Step 3: Hunt for signs of exploitation consistent with file upload RCE
Focus on signals that match this exploit pattern:
- Unexpected requests to upload endpoints
- New or modified CGI-like resources on the device
- Routers initiating outbound connections to unusual IPs
- CPU spikes, reboots, or configuration drift outside change windows
AI-based threat detection is most helpful here when it correlates weak signals across sites—small anomalies that look insignificant alone become obvious at fleet scale.
Step 4: Patch if supported; replace if not
If the product is end-of-support, “patch” is often a short-term bandage.
- Patch to a supported version where possible
- If not possible, plan a replacement that fits your OT constraints
This is where leadership alignment matters. Router refresh projects compete with everything else—until an incident forces the budget. A KEV-listed, actively exploited router flaw is the cleanest justification you’re going to get.
What this CISA alert teaches about AI in cybersecurity
Answer first: AI adds the most value when it turns advisories into action—detecting exploitation patterns, prioritizing the right assets, and orchestrating safe containment.
CISA’s KEV update on CVE-2018-4063 is a perfect example of why “alert fatigue” is a choice. The signal is strong. The vulnerability is well understood. And exploitation has been observed.
If your response is still manual—someone reads the alert, opens a ticket, waits for an owner, schedules a maintenance window—you’re giving attackers exactly what they want: time.
In the broader AI in Cybersecurity series, we keep coming back to the same theme: speed wins, but only if it’s controlled.

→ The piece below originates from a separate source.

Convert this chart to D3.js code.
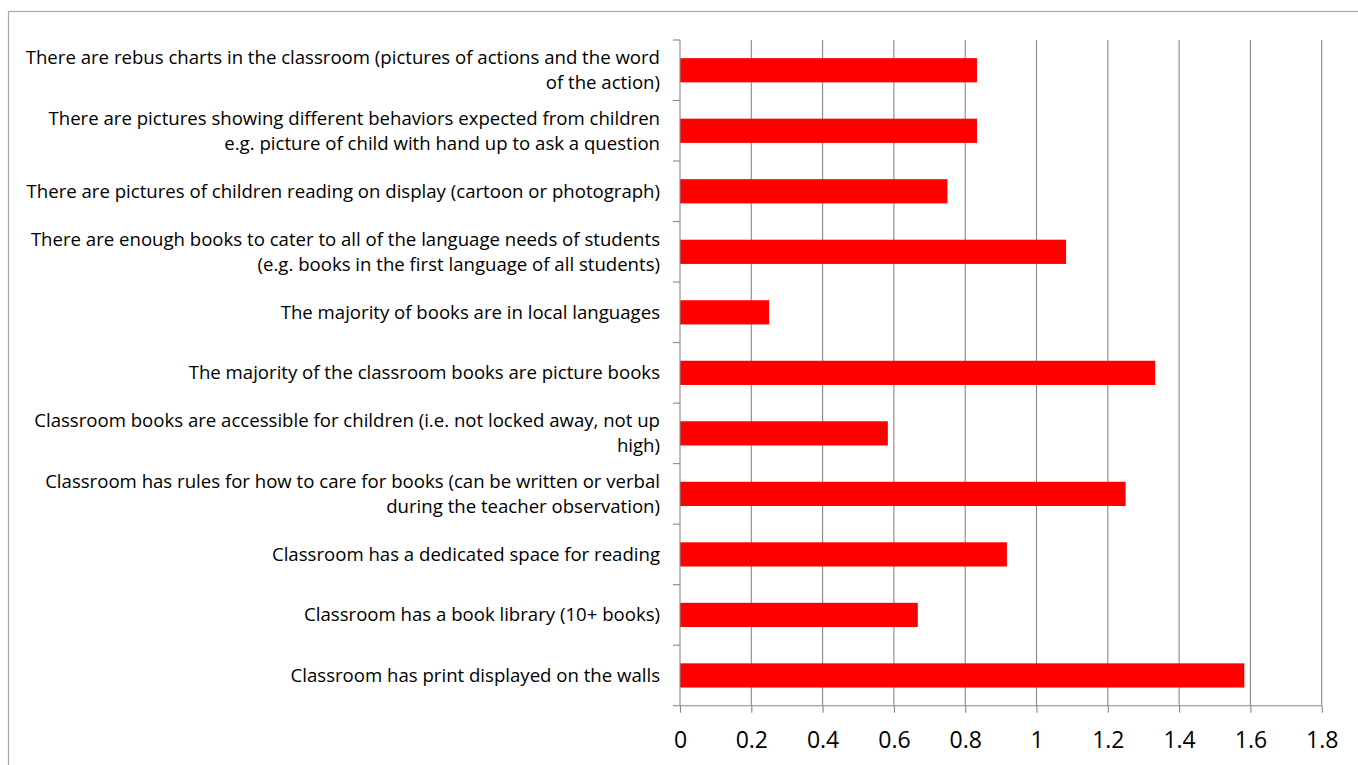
<!DOCTYPE html>
<html><head><meta charset="utf-8">
<script src="https://cdn.jsdelivr.net/npm/d3@7"></script>
<style>
html,body{margin:0;padding:0;background:#fff;}
svg{display:block;}
text{font-family:"Open Sans",sans-serif;fill:#000;}
</style></head>
<body><svg id="c" width="1358" height="765"></svg>
<script>
const categories = [
  "There are rebus charts in the classroom (pictures of actions and the word\nof the action)",
  "There are pictures showing different behaviors expected from children\ne.g. picture of child with hand up to ask a question",
  "There are pictures of children reading on display (cartoon or photograph)",
  "There are enough books to cater to all of the language needs of students\n(e.g. books in the first language of all students)",
  "The majority of books are in local languages",
  "The majority of the classroom books are picture books",
  "Classroom books are accessible for children (i.e. not locked away, not up\nhigh)",
  "Classroom has rules for how to care for books (can be written or verbal\nduring the teacher observation)",
  "Classroom has a dedicated space for reading",
  "Classroom has a book library (10+ books)",
  "Classroom has print displayed on the walls"
];
const values = [0.833, 0.833, 0.75, 1.083, 0.25, 1.333, 0.583, 1.25, 0.917, 0.667, 1.583];
const xTicks = [0, 0.2, 0.4, 0.6, 0.8, 1, 1.2, 1.4, 1.6, 1.8];

(function () {
const svg = d3.select("#c");
const pL = 680, pR = 1321.7, pT = 40, pB = 705.7;

// frame
svg.append("rect").attr("x", 8.5).attr("y", 11.5).attr("width", 1400).attr("height", 800)
  .attr("fill", "none").attr("stroke", "#a6a6a6").attr("stroke-width", 1.2);

const x = d3.scaleLinear().domain([0, 1.8]).range([pL, pR]);
const y = d3.scaleBand().domain(categories).range([pT, pB]).paddingInner(0.6).paddingOuter(0.3);

// gridlines
svg.append("g").selectAll("line").data(xTicks.slice(1)).join("line")
  .attr("x1", d => x(d)).attr("x2", d => x(d)).attr("y1", pT).attr("y2", pB)
  .attr("stroke", "#888").attr("stroke-width", 1.1);

// bars
svg.append("g").selectAll("rect").data(values).join("rect")
  .attr("x", x(0)).attr("y", (d, i) => y(categories[i]))
  .attr("width", d => x(d) - x(0)).attr("height", y.bandwidth())
  .attr("fill", "#ff0000");

// x axis
const xAxis = d3.axisBottom(x).tickValues(xTicks).tickSize(7).tickPadding(19).tickFormat(d => String(d));
const gx = svg.append("g").attr("transform", `translate(0,${pB})`).call(xAxis);
gx.select(".domain").attr("stroke", "#888").attr("stroke-width", 1.1).attr("d", `M${pL},0H${pR}`);
gx.selectAll(".tick line").attr("stroke", "#888").attr("stroke-width", 1.1);
gx.selectAll(".tick text").attr("font-family", "Open Sans").attr("font-size", 23).attr("fill", "#000");

// y axis line + ticks at band boundaries
const bounds = d3.range(categories.length + 1).map(i => pT + i * (pB - pT) / categories.length);
svg.append("line").attr("x1", pL).attr("x2", pL).attr("y1", pT).attr("y2", pB)
  .attr("stroke", "#888").attr("stroke-width", 1.1);
svg.append("g").selectAll("line").data(bounds).join("line")
  .attr("x1", pL - 7).attr("x2", pL).attr("y1", d => d).attr("y2", d => d)
  .attr("stroke", "#888").attr("stroke-width", 1.1);

// category labels
const lh = 25;
const lab = svg.append("g").selectAll("text").data(categories).join("text")
  .attr("text-anchor", "end").attr("font-size", 18.6)
  .attr("transform", d => `translate(660,${y(d) + y.bandwidth() / 2})`);
lab.each(function (d) {
  const lines = d.split("\n");
  const t = d3.select(this);
  lines.forEach((ln, k) => {
    t.append("tspan").attr("x", 0).attr("y", (k - (lines.length - 1) / 2) * lh).attr("dy", "0.35em").text(ln);
  });
});
})();
</script></body></html>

AI should help you act faster and avoid reckless automation.
If you’re evaluating AI-powered security operations, start with one measurable outcome tied to this kind of event: “From KEV alert to enforced management-plane restrictions in under 60 minutes.” That single capability prevents a lot of long nights.
Where would your environment land if a router at a remote site got hit tonight—would you see it in minutes, or hear about it on Monday?